The secret recipe for box office success: A data-driven guide

Congratulations, you’ve reached the end of our data-driven guide to creating the ultimate box office hit! Now it’s time to put our findings into action and cook up a recipe for success.

But before you start gathering your ingredients, it’s important to remember that just like in cooking, the success of your movie will depend not only on the individual ingredients, but also on how they all work together. Adding a superstar actor like Johnny Depp to your cast might sound like a no-brainer, but it’s also important to consider how that will affect the rest of the cast and the overall direction of the film. Similarly, changing the genre of your movie might mean that you need to reevaluate the best release date to maximize your revenue.

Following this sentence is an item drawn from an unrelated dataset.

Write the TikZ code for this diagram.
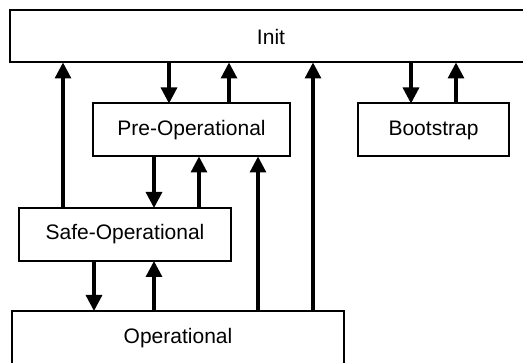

So, without further ado, here’s our recipe for the ultimate box office hit:

  • Aim for an ethnicity score above 0.33 to attract a diverse audience
  • Keep the fraction of females in your cast below 0.33 to appeal to a wider audience
  • Consider the genre of your movie when choosing the best release month. Action, action/adventure, and adventure movies may do best in May, while crime fiction, comedy, drama, romantic comedy, and thrillers may perform best in June. Romance films may fare well in November and indie films may do well in December.
  • The right combination of actors in your movie cast can make a big impact on its box office success. Keep in mind that having a majority of actors from a specific community can significantly affect your revenue.
  • Don’t be afraid to add a dash of negativity to your plot - it might just be the secret ingredient that sets your movie apart. And last but not least, don’t forget to season your recipe with a generous helping of violence - it could give your movie the edge it needs to be a blockbuster.

With these ingredients in hand, you’re well on your way to creating a box office hit that will have audiences coming back for seconds. Happy cooking!